Maintaining Mental Control

Melissa: Hey guys, Melissa Verplank here. And I want to talk to you today about one of my time-saving tips, and that is about mental control. You know, when you’re working with dogs, being in control of your mental attitude is so critical. And it doesn’t matter whether you’re dealing with a customer, whether you’re dealing with a dog, or whether you’re just dealing with yourself, but you’ve got to be in mental control. And Henry Ford once said, “Whether you think you can or you think you can’t, you’re right.” And that phrase and that quote has always resonated with me. And so, the next time that you’re feeling a little out of control, that you’re not totally got your mental capacity totally with you, I want you to stop and take a deep breath, and go, and look at either stepping away from the situation for a moment, or putting it into a more positive light.

Melissa: So, let’s take an example of a day that maybe hasn’t gone quite the way that you would really like it to go. So, when you’ve got a day where, you know, you walk in and you’ve got way more on the roster than what you would really like to have on it … Maybe you’ve got a client with three bichons, and then maybe you’ve got an American cocker that is in pretty tough shape. And then of course, there’s got to get a doodle tossed in there because everybody’s doing doodles these days. Okay, that’s a big job. And then you’ve got a golden retriever, and then you’ve got maybe a lawson, a Shih Tzu. And, there’s just more on your schedule than what you are comfortable with. And you know, whether you think you can get through that day or you think you can’t, you’re right. So, if you go in there and you start worrying, and you start fretting, and you start pointing fingers at somebody because somebody else booked you too many dogs, you’re going to get frustrated. You’re going to lose that mental control.

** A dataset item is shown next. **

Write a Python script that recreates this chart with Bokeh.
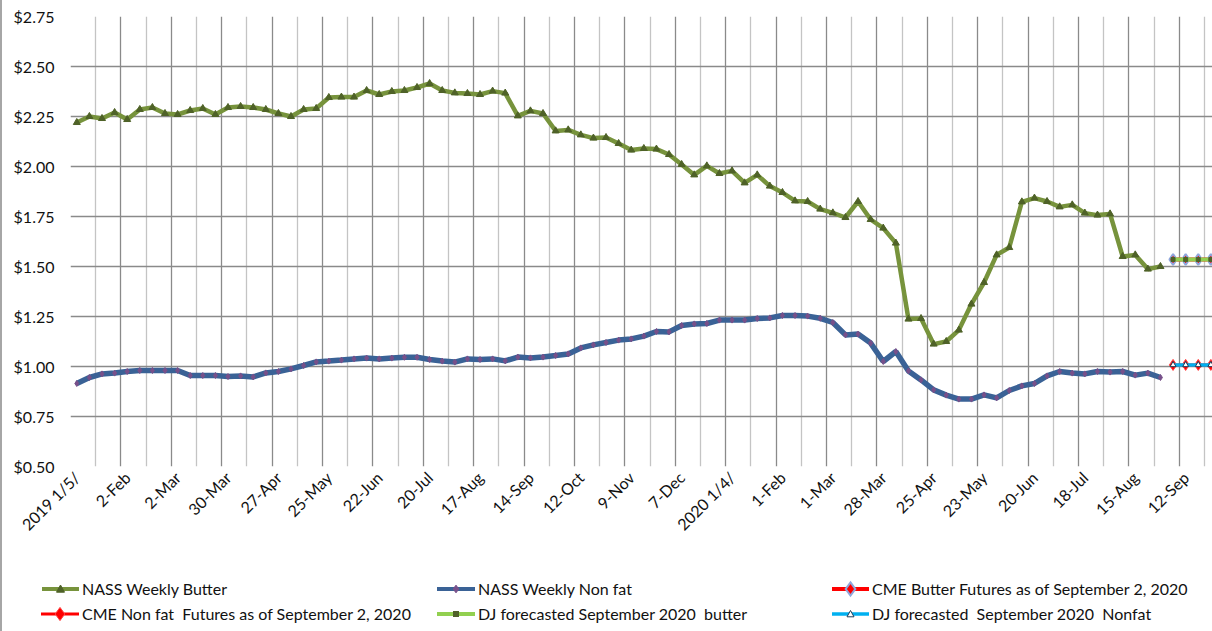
import math
from bokeh.plotting import figure
from bokeh.layouts import column
from bokeh.models import Range1d, FixedTicker, NumeralTickFormatter, Div
from bokeh.embed import file_html
from bokeh.resources import INLINE

FONT = "Lato"

# ---- data -------------------------------------------------------------
tick_positions = [0, 4, 8, 12, 16, 20, 24, 28, 32, 36, 40, 44, 48, 52, 56, 60, 64, 68, 72, 76, 80, 84, 88]
tick_labels = ["2019 1/5/", "2-Feb", "2-Mar", "30-Mar", "27-Apr", "25-May", "22-Jun", "20-Jul",
               "17-Aug", "14-Sep", "12-Oct", "9-Nov", "7-Dec", "2020 1/4/", "1-Feb", "1-Mar",
               "28-Mar", "25-Apr", "23-May", "20-Jun", "18-Jul", "15-Aug", "12-Sep"]

nass_butter = [2.22, 2.25, 2.24, 2.27, 2.235, 2.285, 2.295, 2.265, 2.26, 2.28,
               2.29, 2.26, 2.295, 2.30, 2.295, 2.285, 2.265, 2.25, 2.285, 2.29,
               2.345, 2.347, 2.347, 2.38, 2.36, 2.375, 2.38, 2.395, 2.415, 2.38,
               2.368, 2.365, 2.36, 2.377, 2.367, 2.253, 2.278, 2.265, 2.178, 2.183,
               2.158, 2.142, 2.145, 2.115, 2.082, 2.09, 2.087, 2.06, 2.01, 1.958,
               2.003, 1.965, 1.978, 1.918, 1.958, 1.902, 1.87, 1.828, 1.825, 1.787,
               1.768, 1.745, 1.825, 1.735, 1.692, 1.617, 1.237, 1.24, 1.112, 1.125,
               1.182, 1.312, 1.42, 1.558, 1.595, 1.823, 1.842, 1.825, 1.798, 1.808,
               1.767, 1.757, 1.763, 1.55, 1.558, 1.487, 1.50]

nass_nonfat = [0.915, 0.945, 0.963, 0.967, 0.975, 0.98, 0.98, 0.98, 0.98, 0.955,
               0.955, 0.955, 0.95, 0.953, 0.948, 0.968, 0.975, 0.988, 1.005, 1.023,
               1.027, 1.032, 1.038, 1.042, 1.038, 1.042, 1.046, 1.046, 1.035, 1.027,
               1.022, 1.038, 1.035, 1.038, 1.028, 1.047, 1.043, 1.047, 1.055, 1.063,
               1.093, 1.108, 1.12, 1.132, 1.138, 1.152, 1.175, 1.173, 1.205, 1.213,
               1.215, 1.232, 1.232, 1.232, 1.24, 1.243, 1.255, 1.255, 1.252, 1.241,
               1.22, 1.158, 1.162, 1.117, 1.025, 1.075, 0.978, 0.933, 0.883, 0.857,
               0.837, 0.837, 0.858, 0.843, 0.88, 0.903, 0.915, 0.953, 0.975, 0.967,
               0.963, 0.975, 0.972, 0.975, 0.957, 0.967, 0.945]

futures_weeks = [87, 88, 89, 90]
cme_butter = [1.535, 1.535, 1.535, 1.535]
cme_nonfat = [1.008, 1.008, 1.008, 1.008]
dj_butter = [1.535, 1.535, 1.535, 1.535]
dj_nonfat = [1.008, 1.008, 1.008, 1.008]

nass_weeks = list(range(len(nass_butter)))
y_ticks = [0.5, 0.75, 1.0, 1.25, 1.5, 1.75, 2.0, 2.25, 2.5, 2.75]

series_names = ["NASS Weekly Butter", "NASS Weekly Non fat",
                "CME Butter Futures as of September 2, 2020",
                "CME Non fat  Futures as of September 2, 2020",
                "DJ forecasted September 2020  butter",
                "DJ forecasted  September 2020  Nonfat"]

# ---- styles -----------------------------------------------------------
STY = {
    "butter": dict(line=dict(line_color="#77933C", line_width=4.5),
                   mark=dict(marker="triangle", size=7, fill_color="#4F6228", line_color="#4F6228")),
    "nonfat": dict(line=dict(line_color="#3A6296", line_width=5.5),
                   mark=dict(marker="diamond", size=6, fill_color="#77508A", line_color="#77508A")),
    "cme_b":  dict(line=dict(line_color="#FF0000", line_width=4),
                   mark=dict(marker="diamond", size=11, fill_color="#FF0000", line_color="#8FA6DC", line_width=2)),
    "cme_n":  dict(line=dict(line_color="#FF0000", line_width=3),
                   mark=dict(marker="diamond", size=11, fill_color="#FF0000", line_color="#FF4040", line_width=1)),
    "dj_b":   dict(line=dict(line_color="#92D050", line_width=4),
                   mark=dict(marker="square", size=4, fill_color="#4F6228", line_color="#4F6228")),
    "dj_n":   dict(line=dict(line_color="#00B0F0", line_width=3.5),
                   mark=dict(marker="triangle", size=6, fill_color="white", line_color="#1F3B57")),
}

# ---- main figure ------------------------------------------------------
p = figure(width=1210, height=546, output_backend="svg", toolbar_location=None,
           x_range=Range1d(-0.5, 90.13), y_range=Range1d(0.5, 2.75),
           min_border_left=68, min_border_right=0, min_border_top=16, min_border_bottom=80)
p.outline_line_color = None
p.background_fill_color = "white"
p.border_fill_color = "white"

major_x = [-0.5 + 4 * k for k in range(24)]
minor_x = [1.5 + 4 * k for k in range(23)]
p.xgrid.ticker = FixedTicker(ticks=major_x, minor_ticks=minor_x)
p.xgrid.grid_line_color = "#8a8a8a"
p.xgrid.grid_line_width = 1.3
p.xgrid.minor_grid_line_color = "#c4c4c4"
p.xgrid.minor_grid_line_width = 1.3
p.ygrid.ticker = FixedTicker(ticks=y_ticks)
p.ygrid.grid_line_color = "#8a8a8a"
p.ygrid.grid_line_width = 1.3

p.xaxis.ticker = FixedTicker(ticks=tick_positions)
p.xaxis.major_label_overrides = {pos: lab for pos, lab in zip(tick_positions, tick_labels)}
p.xaxis.major_label_orientation = math.pi / 4
p.yaxis.ticker = FixedTicker(ticks=y_ticks)
p.yaxis.formatter = NumeralTickFormatter(format="$0.00")
for ax in (p.xaxis, p.yaxis):
    ax.axis_line_color = None
    ax.major_tick_line_color = None
    ax.minor_tick_line_color = None
    ax.major_tick_out = 0
    ax.major_tick_in = 0
    ax.major_label_text_font = FONT
    ax.major_label_text_font_size = "16px"
    ax.major_label_text_color = "#111111"
p.yaxis.major_label_standoff = 16
p.xaxis.major_label_standoff = 8

series = [
    ("butter", nass_weeks, nass_butter),
    ("nonfat", nass_weeks, nass_nonfat),
    ("cme_b", futures_weeks, cme_butter),
    ("cme_n", futures_weeks, cme_nonfat),
    ("dj_b", futures_weeks, dj_butter),
    ("dj_n", futures_weeks, dj_nonfat),
]
for key, xs, ys in series:
    p.line(xs, ys, **STY[key]["line"])
    p.scatter(xs, ys, **STY[key]["mark"])

# ---- legend strip below the chart --------------------------------------
def swatch_svg(key, w):
    ln = STY[key]["line"]
    mk = STY[key]["mark"]
    cx, cy = w / 2, 10
    s = mk["size"] + 1
    h = s / 2
    if mk["marker"] == "triangle":
        shape = f'<polygon points="{cx},{cy - h} {cx - h},{cy + h * 0.8} {cx + h},{cy + h * 0.8}"'
    elif mk["marker"] == "diamond":
        shape = f'<polygon points="{cx},{cy - h * 1.1} {cx + h * 0.8},{cy} {cx},{cy + h * 1.1} {cx - h * 0.8},{cy}"'
    else:
        shape = f'<rect x="{cx - h}" y="{cy - h}" width="{s}" height="{s}"'
    shape += (f' fill="{mk["fill_color"]}" stroke="{mk["line_color"]}"'
              f' stroke-width="{mk.get("line_width", 1)}"/>')
    ln_w = min(ln["line_width"], 4)
    return (f'<svg width="{w}" height="20" style="display:block;flex:none">'
            f'<line x1="0" y1="10" x2="{w}" y2="10" stroke="{ln["line_color"]}" '
            f'stroke-width="{ln_w}"/>{shape}</svg>')

legend_layout = [  # (style key, series name index, left px, top px, swatch width)
    ("butter", 0, 35, 28, 37),
    ("nonfat", 1, 430, 28, 38),
    ("cme_b", 2, 825, 28, 37),
    ("cme_n", 3, 34, 53, 38),
    ("dj_b", 4, 430, 53, 38),
    ("dj_n", 5, 825, 53, 37),
]
items_html = ""
for key, idx, left, top, w in legend_layout:
    items_html += (f'<div style="position:absolute;left:{left}px;top:{top}px;height:20px;'
                   f'display:flex;align-items:center;">{swatch_svg(key, w)}'
                   f'<span style="margin-left:3px;white-space:pre;line-height:20px;">'
                   f'{series_names[idx]}</span></div>')
legend_div = Div(width=1210, height=85,
                 text=(f'<div style="position:relative;width:1210px;height:85px;'
                       f'font-family:{FONT};font-size:16px;color:#111111;">{items_html}</div>'))

layout = column(p, legend_div, spacing=0,
                styles={"border-left": "2px solid #a6a6a6"})
open("out.html", "w").write(file_html(layout, INLINE))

Melissa: So, what I really encourage you to think about is look at the positives that can come out of that day. You know, you’ve got three bichons, and being able to practice and repetition is always one of the best ways to perfect any skill. So, all of a sudden you got three bichons. You can focus on your scissor work. Or, maybe you’re struggling with heads. And so, you’ve got three opportunities to work on styling that head. You’re going to get through those dogs and move on to the next one. The next one, okay, so it’s that American cocker. It’s going to go short. How long? I mean, it doesn’t take that much to get a five or a seven all on a dog. So put your head down, get through it, and move on to the next one.

Melissa: And maybe the next one is that monster doodle. You know, we’ve all got them these days. But you know what? You’ve got the skills to get through that dog in a relatively short amount of time. And you know, half of it is in the bath and the dry. So, if you’ve perfected your bathing skills, and you’ve perfected your drying skills, by the time that dog comes out into the finished area for this final haircut, you got this, you know? You’re going to be able to utilize your clippers, and your guard combs, and your scissors. And you know what? If you make a blunder somewhere, that’s all right, because that’s where your thinning shears are going to come in. Thinning shears are the pet stylist eraser. So, pull those thinners out, get rid of those mars, and just keep moving on to the next dog.

Melissa: And you know what? If you maintain that positive attitude, maintain that mental control throughout the entire course of the day, you’re going to get through it in no time. So, whether you think you can get through your day or you think you can’t, you’re right. And I certainly encourage you to stay positive and get through it with a smile, because that’s the name of the game.